ANDY ; My main memory of that day was that in one scene Fish fell on me - and I've had a bad back ever since.
MMM: Next up was your first TV appearance with the band on May 20 on The Old Grey Whistle Test, you had done it a few times with Camel, it was huge step up for the band, were you or the band nervous about doing the show?
ANDY: I remember that Pete was very nervous so I told him just to pretend it was a gig, not TV.
MMM: Every band remembers their first Top of the Pops, it's a special moment, Garden Party was Marillion's, I remember it well, it changed my musical tastes for ever, I've heard different stories from different artists over the years that said filming TOTP was usually chaotic, how did you find it?
ANDY: It felt phoney as we were miming which I tried to make look obvious, so they cut me out of most scenes! Served me right!
MMM: You played a few festivals around this time, Mannheim, Wurzburg, Glastonbury, Parkpop and Roskilde where Fish either fell or jumped into the crowd and couldn't find his way back, any memories of these shows?
ANDY: was great, as was Roskilde, but to be honest they all kind of blur into one. It was 40 years ago, after all!
MMM: By August and the onset of the band's first US and Canadian tour, you had had a good few gigs under your belt, were you feeling settled in at this point or having any second thoughts about your position?
ANDY : I felt pretty settled at the time; don't remember having second thoughts.
MMM: There are various stories on how the US tour went, it ended with the last few shows being cancelled after a show in New York and you allegedly being put on a plane home by Paul Lewis. In the book Separated Out , it mentions some incident in a hotel lobby with a cigarette machine, that being the straw that broke the Camel's back for the band, (pun Intended) I don't think I've ever seen your comments on what exactly happened. What's your version of the events of that day?
ANDY: I can't really remember 'machinegate' but I must have done something pretty bad. I think they had already decided to fire me though - I certainly felt very isolated by then.
MMM: How was that flight home? your head must have been reeling?
ANDY: I felt upset, angry, guilty but relieved that it was over. I had never been fired before, but I knew it wasn't working, because of my mental state and excessive drinking. The two are closely linked. Looking back I now know that this was all symptomatic of the bipolar I was to be diagnosed with many years later.
MMM: Back in the UK, you're still in the band, you play 2 more shows, the Reading Festival and a warm up show for that at Liverpool Royal Court. Had the band called time on your position in the band before these shows? because they had brought in John Marter on drums for these 2 shows and you were playing some percussion, the band effectively being a 6 piece. What's your recall of these events? Were you upset at being relegated to percussion?
ANDY: I wasn't sure what was going on, although I know that they asked me to play Reading as a friendly gesture. But I wasn't sure if they wanted me back in the band... They didn't!
MMM: In your short time in the band, Did you ever have any writing sessions with the band?

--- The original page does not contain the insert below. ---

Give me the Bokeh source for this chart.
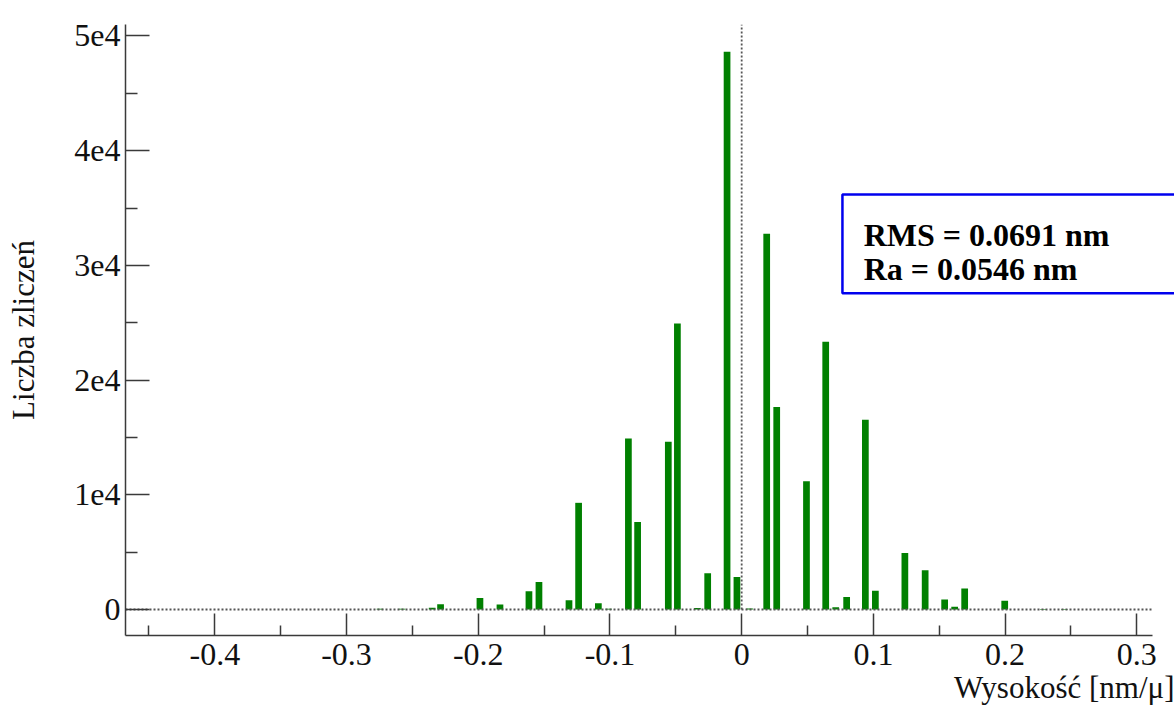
from bokeh.plotting import figure
from bokeh.models import FixedTicker, Label, BoxAnnotation, Range1d, ColumnDataSource, Title
from bokeh.embed import file_html
from bokeh.resources import INLINE

# ---- data ----
bin_centers = [-0.2746, -0.2580, -0.2350, -0.2286, -0.1987, -0.1835, -0.1615, -0.1539,
               -0.1311, -0.1238, -0.1088, -0.1010, -0.0860, -0.0790, -0.0557, -0.0488,
               -0.0336, -0.0258, -0.0111, -0.0036, 0.0060, 0.0190, 0.0266, 0.0492,
               0.0638, 0.0714, 0.0797, 0.0939, 0.1015, 0.1239, 0.1393, 0.1541,
               0.1617, 0.1693, 0.1997, 0.2290, 0.2450]
counts = [60, 60, 150, 450, 1000, 440, 1600, 2400,
          800, 9300, 540, 60, 14900, 7620, 14630, 24930,
          120, 3150, 48630, 2830, 80, 32750, 17650, 11180,
          23350, 200, 1100, 16540, 1630, 4920, 3430, 870,
          230, 1830, 760, 50, 50]

x_ticks = [-0.4, -0.3, -0.2, -0.1, 0, 0.1, 0.2, 0.3]
x_tick_labels = ["-0.4", "-0.3", "-0.2", "-0.1", "0", "0.1", "0.2", "0.3"]
x_minor = [-0.45, -0.35, -0.25, -0.15, -0.05, 0.05, 0.15, 0.25]
y_ticks = [0, 10000, 20000, 30000, 40000, 50000]
y_tick_labels = ["0", "1e4", "2e4", "3e4", "4e4", "5e4"]
y_minor = [5000, 15000, 25000, 35000, 45000]

stats_lines = ["RMS = 0.0691 nm", "Ra = 0.0546 nm"]
x_title = "Wysokość [nm/μ]"
y_title = "Liczba zliczeń"

FONT = "Liberation Serif"
AXIS_COLOR = "#3a3a3a"

x_lo, x_hi, x_axis_end = -0.4678, 0.3286, 0.3121
y_lo, y_hi = -2267, 51002

p = figure(width=1174, height=708, output_backend="svg", toolbar_location=None,
           x_range=Range1d(x_lo, x_hi), y_range=Range1d(y_lo, y_hi),
           min_border_left=125, min_border_right=0, min_border_top=24, min_border_bottom=73)
p.outline_line_color = None
p.background_fill_color = "white"
p.border_fill_color = "white"
p.xgrid.visible = False
p.ygrid.visible = False

src = ColumnDataSource(dict(x=bin_centers, top=counts))
p.vbar(x="x", top="top", bottom=0, width=0.0051, source=src,
       fill_color="#008000", line_color=None)

# dotted reference lines at zero
p.line(x=[x_lo, x_axis_end], y=[0, 0], line_color="#555555", line_width=1.8, line_dash="2 2")
p.line(x=[0, 0], y=[0, y_hi], line_color="#555555", line_width=1.8, line_dash="2 2")

# axes
for ax in (p.xaxis[0], p.yaxis[0]):
    ax.axis_line_color = AXIS_COLOR
    ax.axis_line_width = 1.5
    ax.major_tick_line_color = AXIS_COLOR
    ax.major_tick_line_width = 1.5
    ax.minor_tick_line_color = AXIS_COLOR
    ax.minor_tick_line_width = 1.5
    ax.major_tick_out = 0
    ax.minor_tick_out = 0
    ax.major_label_text_font = FONT
    ax.major_label_text_font_size = "32px"
    ax.major_label_text_color = "#111111"

p.xaxis.ticker = FixedTicker(ticks=x_ticks, minor_ticks=x_minor)
p.xaxis.major_label_overrides = {t: l for t, l in zip(x_ticks, x_tick_labels)}
p.xaxis.major_tick_in = 22
p.xaxis.minor_tick_in = 10
p.xaxis.major_label_standoff = 8
p.xaxis.bounds = (x_lo, x_axis_end)

title_done = False
try:
    p.xaxis.axis_label_align = "right"
    p.xaxis.axis_label = x_title
    p.xaxis.axis_label_text_font = FONT
    p.xaxis.axis_label_text_font_size = "31px"
    p.xaxis.axis_label_text_font_style = "normal"
    p.xaxis.axis_label_text_color = "#111111"
    p.xaxis.axis_label_standoff = -1
    title_done = True
except Exception:
    title_done = False
if not title_done:
    p.add_layout(Title(text=x_title, align="right", text_font=FONT,
                       text_font_size="31px", text_font_style="normal",
                       text_color="#111111", standoff=0), "below")

p.yaxis.ticker = FixedTicker(ticks=y_ticks, minor_ticks=y_minor)
p.yaxis.major_label_overrides = {t: l for t, l in zip(y_ticks, y_tick_labels)}
p.yaxis.major_tick_in = 24
p.yaxis.minor_tick_in = 12
p.yaxis.major_label_standoff = 5
p.yaxis.axis_label = y_title
p.yaxis.axis_label_text_font = FONT
p.yaxis.axis_label_text_font_size = "31px"
p.yaxis.axis_label_text_font_style = "normal"
p.yaxis.axis_label_text_color = "#111111"
p.yaxis.axis_label_standoff = 30

# statistics box
p.add_layout(BoxAnnotation(left=0.0765, right=0.40, top=36180, bottom=27580,
                           fill_color="white", fill_alpha=1.0,
                           line_color="#0000ee", line_alpha=1.0, line_width=2.5,
                           level="overlay"))
for txt, yb in zip(stats_lines, [32610, 29700]):
    p.add_layout(Label(x=0.0926, y=yb, text=txt, text_font=FONT,
                       text_font_size="32px", text_font_style="bold",
                       text_color="black", text_baseline="alphabetic", level="overlay"))

open("out.html", "w").write(file_html(p, INLINE))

MMM: What are your high and low points from your time in the band
ANDY: The high point was when I first joined and we were getting to know each other. The low point was when Fish stopped talking to me, halfway through the US tour, after a silly misunderstanding.
MMM: Final question, will we ever see you on a stage or record again?
ANDY: No - I'm happily retired and living in Suffolk with my dear wife Didy. Life on the road has no appeal to me now, though I have very fond memories of bashing the skins as a younger man.